TOWARDS A CODIFIED “RIGHT OF DIGITAL PERSONA” IN INDIA
The atomized protection of identity in India, spread among intellectual property, privacy, and publicity rights created through the judiciary, is poorly adapted to the disruptive forces of AI-based cloning and synthetic media. Dependent on the ad hoc injunction or tortured applications of the copyrights and trademark regime only serves to bring into relief the lack of a consistent statutory vision. Whereas the proposal of a sui generis "Right of Digital Persona" takes an inventive step in protecting identity within the algorithmic era, various prospective obstacles should be considered. Determining the bounded enforceability of a digital persona remains ideologically problematic in differentiating between fair use parody, transformative use, and illegal appropriation. Also important is reconciling the protection of individual identity with constitutional protections of free speech and artistic expression in a way that such rights are not unnecessarily curtailed. Additionally, enforcement capability and institutional preparedness present practical challenges, considering India's disaggregated digital governance framework. Taking cues from the comparative frameworks outlined above, an effective model might synthesize the U.S. focus on publicity rights, the EU's consent-oriented data protection regime, and China's platform accountability systems together to inform a harmonized, context-sensitive legislative framework responsive to India's socio-legal context.

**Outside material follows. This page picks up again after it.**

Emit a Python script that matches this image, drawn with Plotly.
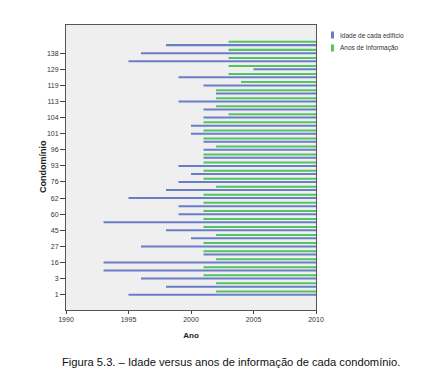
import plotly.graph_objects as go

# Condominium categories (bottom to top); only every other one is labelled
condominios = ["1", "2", "3", "9", "16", "22", "27", "38", "45", "52",
               "60", "61", "62", "70", "76", "85", "93", "94", "96", "99",
               "101", "102", "104", "109", "113", "116", "119", "124", "129", "133",
               "138", "141"]
rotulos = ["1", "3", "16", "27", "45", "60", "62", "76", "93", "96",
           "101", "104", "113", "119", "129", "138"]

# Year of construction (Idade de cada edifício) – start of blue line
ano_construcao = [1995, 1998, 1996, 1993, 1993, 2001, 1996, 2000, 1998, 1993,
                  1999, 1999, 1995, 1998, 1999, 2000, 1999, 2001, 2001, 2001,
                  2000, 2000, 2001, 2001, 1999, 2002, 2001, 1999, 2005, 1995,
                  1996, 1998]
# First year with information (Anos de Informação) – start of green line
ano_informacao = [2002, 2002, 2001, 2001, 2002, 2001, 2001, 2002, 2001, 2001,
                  2001, 2001, 2001, 2002, 2001, 2001, 2001, 2001, 2002, 2001,
                  2001, 2001, 2003, 2002, 2002, 2002, 2004, 2003, 2003, 2003,
                  2003, 2003]
ano_final = 2010

x_ticks = [1990, 1995, 2000, 2005, 2010]

AZUL = "#6a7ec8"
VERDE = "#52c460"
bw = 0.25

fig = go.Figure()
fig.add_trace(go.Bar(
    y=condominios, base=ano_construcao,
    x=[ano_final - a for a in ano_construcao],
    orientation="h", width=bw, offset=-bw / 2,
    marker=dict(color=AZUL, line=dict(width=0)),
    name="Idade de cada edifício", showlegend=False))
fig.add_trace(go.Bar(
    y=condominios, base=ano_informacao,
    x=[ano_final - a for a in ano_informacao],
    orientation="h", width=bw, offset=0.41 - bw / 2,
    marker=dict(color=VERDE, line=dict(width=0)),
    name="Anos de Informação", showlegend=False))

font_fam = "Liberation Sans, Arial, sans-serif"

# page body has an 8px margin: compensate so the plot lands where it should
L, T, R, B = 58, 17, 125, 78
W, H = 433, 380
PW, PH = W - L - R, H - T - B  # 250 x 285

fig.update_layout(
    width=W, height=H,
    margin=dict(l=L, r=R, t=T, b=B, autoexpand=False),
    paper_bgcolor="white", plot_bgcolor="#efefef",
    barmode="overlay",
    font=dict(family=font_fam, size=7, color="#333333"),
    xaxis=dict(range=[1990, 2010], tickvals=x_ticks, ticks="outside",
               ticklen=3, tickcolor="#444", showgrid=False, zeroline=False,
               showline=True, linecolor="#555555", linewidth=1, mirror=True,
               tickfont=dict(size=7, color="#333"),
               title=dict(text="<b>Ano</b>", font=dict(size=8, color="#222"), standoff=9)),
    yaxis=dict(type="category", categoryorder="array", categoryarray=condominios,
               range=[-1.9, 33.5], tickmode="array", tickvals=rotulos, ticktext=rotulos,
               ticks="outside", ticklen=5, tickcolor="#444", showgrid=False,
               showline=True, linecolor="#555555", linewidth=1, mirror=True,
               tickfont=dict(size=7, color="#333")),
)


def px_x(px):
    return (px - 8 - L) / PW


def px_y(py):
    return (T + PH - (py - 8)) / PH


# y-axis title
fig.add_annotation(text="<b>Condomínio</b>", xref="paper", yref="paper",
                   x=px_x(43), y=px_y(167), textangle=-90,
                   xanchor="center", yanchor="middle", showarrow=False,
                   font=dict(size=9, color="#222"))

# Legend (drawn as markers + text to match the original layout)
legend_items = [("Idade de cada edifício", AZUL, 35), ("Anos de Informação", VERDE, 48)]
for texto, cor, py in legend_items:
    yp = px_y(py)
    fig.add_shape(type="rect", xref="paper", yref="paper",
                  x0=px_x(331), x1=px_x(334),
                  y0=yp - 3.5 / PH, y1=yp + 3.5 / PH,
                  fillcolor=cor, line=dict(width=0))
    fig.add_annotation(text=texto, xref="paper", yref="paper",
                       x=px_x(338), y=yp, xanchor="left", yanchor="middle",
                       showarrow=False, font=dict(size=6.5, color="#333"))

fig.add_annotation(
    text="Figura 5.3. – Idade versus anos de informação de cada condomínio.",
    xref="paper", yref="paper", x=px_x(60), y=px_y(362),
    xanchor="left", yanchor="middle", showarrow=False,
    font=dict(size=11.2, color="#111", family=font_fam))

fig.write_html("out.html")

What India needs is not incremental reform of current regimes, but the passing of a specific Personality and Digital Integrity Act, which would enact a sui generis right of digital persona. Such an enactment could reconcile the proprietary aspects of identity with the constitutional protection of privacy, and infuse a consent-based model like data protection law. By affirmatively acknowledging voice, likeness, and biometric characteristics as subject matter capable of protection, India would not only ensure protection for personal autonomy and artistic authenticity but also bequeath a progressive legal framework attuned to the current challenges of the algorithmic era.